Trump's wild ride has Powell scrambling to keep economy on track
Jay Powell, chairman of the Federal Reserve, should have a cushy job. How hard could it be to manage an economy that will soon enjoy the longest expansion in history, with unemployment at a 50-year low and inflation low and stable? It’s an economy that few Fed chairs have ever enjoyed.
Turns out, running the Fed in the age of President Trump is no cakewalk. Since Powell took the helm of the central bank he has been scrambling to keep up with the president.
A year ago, the economy was on a sugar high, juiced-up by Trump’s massive deficit-financed tax cuts. Wealthy individuals and large multinational corporations received a massive $200 billion tax windfall, close to 1 percent of GDP. On cue, the economy made a jump in growth.
With unemployment falling below 4 percent, and wage and price pressures fast developing, the Fed had no option but to raise interest rates. It had kept rates extraordinarily low since the financial crisis a decade ago, and it reasoned appropriately that rates had to normalize in a fully employed economy or risk undesirably high inflation.
The stock market, rejoicing in the business tax cuts, had also been on a tear, and there were signs of bubbles developing in real estate and bond markets. After the devastating economic fallout from the bursting of the technology-stock and housing bubbles, the Fed wanted no part of pumping-up another bubble.
Then the trade war began. Its first salvo actually had been fired days after President Trump’s inauguration, when he tore up the Trans-Pacific Partnership (TPP) agreement.
The TPP was the free-trade deal between the U.S. and other Pacific Rim nations, excluding China. China doesn’t play fair in its economic dealings with other nations, and the TPP was the strategy to compel it to behave.
But President Trump blew up that strategy, and instead became the “tariff man.” So far, the only thing higher tariffs on China and other trading partners has accomplished is a weaker economy. Businesses are increasingly nervous, and their investment has flat-lined.
This is especially disappointing given last year’s corporate tax cuts, which the administration sold as an incentive to businesses to invest more and lift the economy’s long-term growth. That argument was always a stretch, but the trade war made sure it hasn’t worked.
Investors struggling with the potential fallout from the trade war recognize how bad it is for business, particularly if the president follows through on his threats to jack up tariffs to 25 percent on Chinese, Mexican and vehicle imports.
Companies will be forced to change their business models and shift their global supply chains. Sales and profits will suffer. Investors are rightly worried that the disruption will be significant enough to ignite a recession.
Chairman Powell and his colleagues at the Fed agree and have pivoted on interest rates. Just a few months ago, they were forecasting several interest rate increases this year.
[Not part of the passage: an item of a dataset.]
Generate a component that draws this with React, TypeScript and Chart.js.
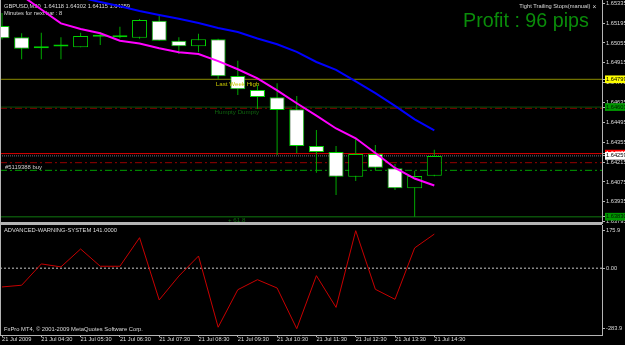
import React, { useEffect, useRef } from 'react';
import { Chart, registerables } from 'chart.js';

Chart.register(...registerables);

// ---------- data ----------
const SYMBOL = 'GBPUSD,M30';
const BARS = [0, 1, 2, 3, 4, 5, 6, 7, 8, 9, 10, 11, 12, 13, 14, 15, 16, 17, 18, 19, 20, 21, 22];
const OPEN = [1.65175, 1.65095, 1.65029, 1.6503, 1.65025, 1.65099, 1.65095, 1.65092, 1.65212, 1.65071, 1.65032, 1.65081, 1.64822, 1.64724, 1.64672, 1.64588, 1.64329, 1.64286, 1.64112, 1.64272, 1.64171, 1.6403, 1.64118];
const HIGH = [1.65267, 1.65123, 1.65128, 1.65095, 1.65128, 1.65133, 1.6517, 1.65224, 1.65245, 1.65095, 1.65121, 1.65085, 1.6493, 1.64759, 1.64771, 1.64681, 1.64442, 1.64329, 1.64383, 1.64336, 1.64202, 1.64154, 1.64302];
const LOW = [1.6508, 1.6494, 1.6494, 1.6494, 1.65025, 1.65041, 1.65088, 1.65085, 1.65071, 1.64977, 1.64989, 1.64799, 1.64688, 1.6459, 1.64265, 1.64277, 1.6414, 1.63983, 1.64082, 1.64159, 1.64018, 1.6383, 1.64115];
const CLOSE = [1.65088, 1.65015, 1.65018, 1.65034, 1.65104, 1.65102, 1.65097, 1.65217, 1.65071, 1.65032, 1.65081, 1.6482, 1.64728, 1.64674, 1.64583, 1.64329, 1.64286, 1.64112, 1.64272, 1.64176, 1.6403, 1.64117, 1.64259];
const MA_FAST = [1.65492, 1.6539, 1.65291, 1.65193, 1.65154, 1.65124, 1.65071, 1.65051, 1.65018, 1.6499, 1.64977, 1.64927, 1.6487, 1.64805, 1.64721, 1.6463, 1.64543, 1.64452, 1.64383, 1.64279, 1.64174, 1.64099, 1.6405];
const MA_SLOW = [1.65503, 1.65471, 1.65439, 1.65408, 1.65376, 1.65344, 1.65314, 1.65281, 1.65252, 1.65226, 1.65196, 1.65161, 1.65133, 1.65087, 1.65046, 1.64992, 1.64921, 1.64865, 1.64784, 1.64702, 1.64611, 1.64516, 1.64438];
const AWS_VALUES = [-88, -80, 20, 6, 90, 9, 9, 143, -149, -37, 57, -277, -101, -54, -93, -283.9, -35, -184, 175.9, -99, -146, 95, 160];

const TIME_LABEL_BARS = [0, 2, 4, 6, 8, 10, 12, 14, 16, 18, 20, 22];
const TIME_LABELS = ['21 Jul 2009', '21 Jul 04:30', '21 Jul 05:30', '21 Jul 06:30', '21 Jul 07:30', '21 Jul 08:30', '21 Jul 09:30', '21 Jul 10:30', '21 Jul 11:30', '21 Jul 12:30', '21 Jul 13:30', '21 Jul 14:30'];
const PRICE_TICKS = [1.65335, 1.65195, 1.65055, 1.64915, 1.64775, 1.64635, 1.64495, 1.64355, 1.64215, 1.64075, 1.63935, 1.63795];
const AWS_TICKS = [175.9, 0, -283.9];
const AWS_TICK_LABELS = ['175.9', '0.00', '-283.9'];

const LEVEL_LAST_WEEK_HIGH = 1.64799;
const LEVEL_HUMPTY = 1.64603;
const LEVEL_UPPER_DASH = 1.64595;
const LEVEL_RED = 1.64275;
const LEVEL_BID = 1.64259;
const LEVEL_LOWER_DASH = 1.64211;
const LEVEL_ORDER = 1.64157;
const LEVEL_618 = 1.6383;

const ORDER_TEXT = '#5119388 buy';
const PROFIT_TEXT = 'Profit : 96 pips';
const TIMER_TEXT = 'Minutes for next bar : 8';
const EA_TEXT = 'Tight Trailing Stops(manual)';
const AWS_TEXT = 'ADVANCED-WARNING-SYSTEM 141.0000';
const COPYRIGHT_TEXT = 'FxPro MT4, \u00a9 2001-2009 MetaQuotes Software Corp.';

// ---------- layout / style constants ----------
const X_MIN = -0.1018;
const X_MAX = 30.534;
const Y_MIN = 1.637927;
const Y_MAX = 1.653582;
const AWS_MIN = -313.5;
const AWS_MAX = 202.6;
const FONT = "'Liberation Sans', Arial, sans-serif";
const AXIS_GRAY = '#b4b4b4';
const TEXT_GRAY = '#dcdcdc';
const DASH_DOT = [7, 3, 2, 3];

const HIGHLIGHTS = [
  { value: LEVEL_LAST_WEEK_HIGH, bg: '#ffff00', fg: '#000000' },
  { value: LEVEL_HUMPTY, bg: '#009600', fg: '#001800' },
  { value: LEVEL_RED, bg: '#ff0000', fg: '#ffffff' },
  { value: LEVEL_BID, bg: '#ffffff', fg: '#000000' },
  { value: LEVEL_618, bg: '#009600', fg: '#001800' },
];
const findHL = (v: number) => HIGHLIGHTS.find((h) => Math.abs(h.value - v) < 1e-7);

function drawText(ctx: CanvasRenderingContext2D, text: string, x: number, y: number, size: number, color: string) {
  ctx.save();
  ctx.font = `${size}px ${FONT}`;
  ctx.fillStyle = color;
  ctx.textAlign = 'left';
  ctx.textBaseline = 'alphabetic';
  ctx.fillText(text, x, y);
  ctx.restore();
}

function levelLine(level: number, color: string, dash: number[], width = 1) {
  return {
    type: 'line' as const,
    data: [{ x: X_MIN, y: level }, { x: X_MAX, y: level }],
    borderColor: color,
    borderDash: dash,
    borderWidth: width,
    pointRadius: 0,
    fill: false,
    order: 3,
  };
}

export default function App() {
  const mainRef = useRef<HTMLCanvasElement>(null);
  const subRef = useRef<HTMLCanvasElement>(null);

  useEffect(() => {
    document.body.style.margin = '0';
    document.body.style.background = '#000';

    const mainPlugin = {
      id: 'mt4Main',
      beforeDatasetsDraw(chart: any) {
        const ctx = chart.ctx;
        const hdr = `${SYMBOL}  ${OPEN[22].toFixed(5)} ${HIGH[22].toFixed(5)} ${LOW[22].toFixed(5)} ${CLOSE[22].toFixed(5)}`;
        drawText(ctx, hdr, 4, 8.3, 5.7, TEXT_GRAY);
        drawText(ctx, TIMER_TEXT, 4, 14.7, 5.7, TEXT_GRAY);
      },
      afterDatasetsDraw(chart: any) {
        const ctx = chart.ctx;
        const xs = chart.scales.x;
        const ys = chart.scales.y;
        drawText(ctx, 'Last Week High', xs.getPixelForValue(10.88), ys.getPixelForValue(LEVEL_LAST_WEEK_HIGH) + 6.4, 6.2, '#c8c800');
        drawText(ctx, 'Humpty Dumpty', xs.getPixelForValue(10.82), ys.getPixelForValue(LEVEL_HUMPTY) + 6.7, 6.2, '#0f640f');
        drawText(ctx, ORDER_TEXT, 5, ys.getPixelForValue(LEVEL_ORDER) - 1.2, 5.9, '#cfcfcf');
        drawText(ctx, '+ 61.8', xs.getPixelForValue(11.5), ys.getPixelForValue(LEVEL_618) + 5.2, 6.2, '#0f6e0f');
        drawText(ctx, PROFIT_TEXT, 463, 26.7, 19.7, '#0a8c0a');
        drawText(ctx, EA_TEXT, 519.3, 8.3, 5.7, TEXT_GRAY);
        drawText(ctx, '\u00d7', 592.5, 8.6, 6.5, TEXT_GRAY);
      },
      afterDraw(chart: any) {
        const ctx = chart.ctx;
        const a = chart.chartArea;
        ctx.save();
        ctx.strokeStyle = AXIS_GRAY;
        ctx.lineWidth = 1;
        ctx.beginPath();
        ctx.moveTo(0.5, 0);
        ctx.lineTo(0.5, a.bottom);
        ctx.stroke();
        ctx.lineWidth = 2;
        ctx.beginPath();
        ctx.moveTo(0, a.bottom + 1);
        ctx.lineTo(a.right + 1, a.bottom + 1);
        ctx.stroke();
        ctx.restore();
      },
    };

    const subPlugin = {
      id: 'mt4Sub',
      afterDatasetsDraw(chart: any) {
        const ctx = chart.ctx;
        drawText(ctx, AWS_TEXT, 4, 8.4, 5.8, TEXT_GRAY);
        drawText(ctx, COPYRIGHT_TEXT, 4, 107, 5.8, TEXT_GRAY);
      },
      afterDraw(chart: any) {
        const ctx = chart.ctx;
        const a = chart.chartArea;
        ctx.save();
        ctx.strokeStyle = AXIS_GRAY;
        ctx.lineWidth = 1;
        ctx.beginPath();
        ctx.moveTo(0, 0.5);
        ctx.lineTo(a.right, 0.5);
        ctx.moveTo(0.5, 0);
        ctx.lineTo(0.5, a.bottom);
        ctx.stroke();
        ctx.restore();
      },
    };

    const axisPriceValues = [...PRICE_TICKS, ...HIGHLIGHTS.map((h) => h.value)];

    const main = new Chart(mainRef.current as HTMLCanvasElement, {
      type: 'bar',
      data: {
        datasets: [
          {
            type: 'line',
            data: BARS.map((i) => ({ x: i, y: MA_FAST[i] })),
            borderColor: '#ff00ff',
            borderWidth: 2,
            pointRadius: 0,
            fill: false,
            order: 0,
          },
          {
            type: 'line',
            data: BARS.map((i) => ({ x: i, y: MA_SLOW[i] })),
            borderColor: '#0000ff',
            borderWidth: 2,
            pointRadius: 0,
            fill: false,
            order: 0,
          },
          {
            type: 'bar',
            data: BARS.map((i) => ({ x: i, y: [OPEN[i], CLOSE[i]] })),
            backgroundColor: BARS.map((i) => (CLOSE[i] < OPEN[i] ? '#ffffff' : '#000000')),
            borderColor: '#00d200',
            borderWidth: 1,
            borderSkipped: false,
            grouped: false,
            barThickness: 15,
            maxBarThickness: 15,
            minBarLength: 2,
            inflateAmount: 0,
            order: 1,
          },
          {
            type: 'bar',
            data: BARS.map((i) => ({ x: i, y: [LOW[i], HIGH[i]] })),
            backgroundColor: '#00a800',
            borderWidth: 0,
            grouped: false,
            barThickness: 1,
            maxBarThickness: 1,
            inflateAmount: 0,
            order: 2,
          },
          levelLine(LEVEL_LAST_WEEK_HIGH, '#8c8c00', []),
          levelLine(LEVEL_HUMPTY, '#0a500a', []),
          levelLine(LEVEL_UPPER_DASH, '#960000', DASH_DOT),
          levelLine(LEVEL_RED, '#e00000', []),
          levelLine(LEVEL_BID, '#6e6e7e', [1, 1]),
          levelLine(LEVEL_LOWER_DASH, '#960000', DASH_DOT),
          levelLine(LEVEL_ORDER, '#00a000', DASH_DOT),
          levelLine(LEVEL_618, '#0a500a', [], 1.5),
        ] as any,
      },
      options: {
        animation: false,
        responsive: false,
        events: [],
        layout: { padding: { top: 0, left: 0, right: 0, bottom: 2 }, autoPadding: false } as any,
        plugins: { legend: { display: false }, tooltip: { enabled: false } },
        scales: {
          x: {
            type: 'linear',
            display: false,
            offset: false,
            min: X_MIN,
            max: X_MAX,
          },
          y: {
            type: 'linear',
            position: 'right',
            min: Y_MIN,
            max: Y_MAX,
            beginAtZero: false,
            afterBuildTicks: (s: any) => {
              s.ticks = axisPriceValues.map((v) => ({ value: v }));
            },
            afterFit: (s: any) => {
              s.width = 23;
              s.paddingTop = 0;
              s.paddingBottom = 0;
            },
            grid: { display: true, drawOnChartArea: false, drawTicks: true, tickLength: 3, color: AXIS_GRAY, tickColor: AXIS_GRAY },
            border: { display: true, color: AXIS_GRAY, width: 1 },
            ticks: {
              autoSkip: false,
              padding: 1,
              font: { family: FONT, size: 5.7, lineHeight: 1 },
              color: (c: any) => {
                const h = c.tick ? findHL(c.tick.value) : undefined;
                return h ? h.fg : TEXT_GRAY;
              },
              showLabelBackdrop: true,
              backdropColor: (c: any) => {
                const h = c.tick ? findHL(c.tick.value) : undefined;
                return h ? h.bg : 'rgba(0,0,0,0)';
              },
              backdropPadding: { top: 1, bottom: 1, left: 1, right: 6 },
              callback: (v: any) => Number(v).toFixed(5),
            },
          } as any,
        },
      },
      plugins: [mainPlugin],
    });

    const sub = new Chart(subRef.current as HTMLCanvasElement, {
      type: 'line',
      data: {
        datasets: [
          {
            data: BARS.map((i) => ({ x: i, y: AWS_VALUES[i] })),
            borderColor: '#c80000',
            borderWidth: 1,
            pointRadius: 0,
            fill: false,
            order: 0,
          },
          {
            data: [{ x: X_MIN, y: 0 }, { x: X_MAX, y: 0 }],
            borderColor: '#c8c8c8',
            borderWidth: 1,
            borderDash: [2, 2],
            pointRadius: 0,
            fill: false,
            order: 1,
          },
        ],
      },
      options: {
        animation: false,
        responsive: false,
        events: [],
        layout: { padding: { top: 1, left: 0, right: 0, bottom: 0 }, autoPadding: false } as any,
        plugins: { legend: { display: false }, tooltip: { enabled: false } },
        scales: {
          x: {
            type: 'linear',
            position: 'bottom',
            offset: false,
            min: X_MIN,
            max: X_MAX,
            afterBuildTicks: (s: any) => {
              s.ticks = TIME_LABEL_BARS.map((v) => ({ value: v }));
            },
            afterFit: (s: any) => {
              s.height = 10;
              s.paddingLeft = 0;
              s.paddingRight = 0;
            },
            grid: { display: true, drawOnChartArea: false, drawTicks: true, tickLength: 2, color: AXIS_GRAY, tickColor: AXIS_GRAY },
            border: { display: true, color: AXIS_GRAY, width: 1 },
            ticks: {
              autoSkip: false,
              maxRotation: 0,
              minRotation: 0,
              align: 'start',
              padding: 0,
              font: { family: FONT, size: 5.7, lineHeight: 1 },
              color: TEXT_GRAY,
              callback: (_v: any, i: number) => TIME_LABELS[i],
            },
          } as any,
          y: {
            type: 'linear',
            position: 'right',
            min: AWS_MIN,
            max: AWS_MAX,
            afterBuildTicks: (s: any) => {
              s.ticks = AWS_TICKS.map((v) => ({ value: v }));
            },
            afterFit: (s: any) => {
              s.width = 23;
              s.paddingTop = 0;
              s.paddingBottom = 0;
            },
            grid: { display: true, drawOnChartArea: false, drawTicks: true, tickLength: 3, color: AXIS_GRAY, tickColor: AXIS_GRAY },
            border: { display: true, color: AXIS_GRAY, width: 1 },
            ticks: {
              autoSkip: false,
              padding: 1,
              font: { family: FONT, size: 5.7, lineHeight: 1 },
              color: TEXT_GRAY,
              callback: (_v: any, i: number) => AWS_TICK_LABELS[i],
            },
          } as any,
        },
      },
      plugins: [subPlugin],
    });

    return () => {
      main.destroy();
      sub.destroy();
    };
  }, []);

  return (
    <div style={{ position: 'fixed', left: 0, top: 0, width: 625, height: 345, background: '#000', overflow: 'hidden' }}>
      <canvas ref={mainRef} width={625} height={224} style={{ position: 'absolute', left: 0, top: 0, display: 'block' }} />
      <canvas ref={subRef} width={625} height={121} style={{ position: 'absolute', left: 0, top: 224, display: 'block' }} />
    </div>
  );
}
But they have taken a hard 180-degree turn and are instead signaling that rate cuts could come soon.
Higher tariffs will prompt higher inflation, since they will be passed along to American consumers, but the Fed will look beyond that, reasoning this will be a one-time pop to inflation.
Moreover, the higher prices will act like a tax increase on consumers — if they have to pay a higher price for what they purchase at Walmart or on Amazon, then they have less to spending on everything else — sapping the economy’s strength.
Indeed, if President Trump follows through on all his tariff threats, it will effectively mean an almost $200 billion per annum tax increase on the U.S. economy. Yes, the same size as last year’s tax cut.
Complicating things further for Chairman Powell is President Trump’s frontal attack on the Fed’s independence. We long ago figured out that to function well, our economy requires the Fed to set interest rates without regard to the political desires of lawmakers.
Trump is of a different mind. He has threatened to fire Powell (he can’t) and attempted to stack the Fed with his political cronies (he failed, at least so far) if the central bank doesn’t lower rates immediately.
It’s not that the Fed’s recent pivot on interest rates has been influenced by the president’s strong-arm tactics. The principal of Fed independence is deeply woven into the DNA of everyone at the Fed, but Chairman Powell surely must be looking over his shoulder, dreading what Trump will tweet or do next.
Being Jay Powell is really hard. He has the yeoman’s work of navigating the economy around President Trump’s bad economic policies and efforts to undermine the Fed. Buckle in, because he will almost surely need to pivot hard again to avoid an economic train wreck, which is becoming increasingly difficult to do.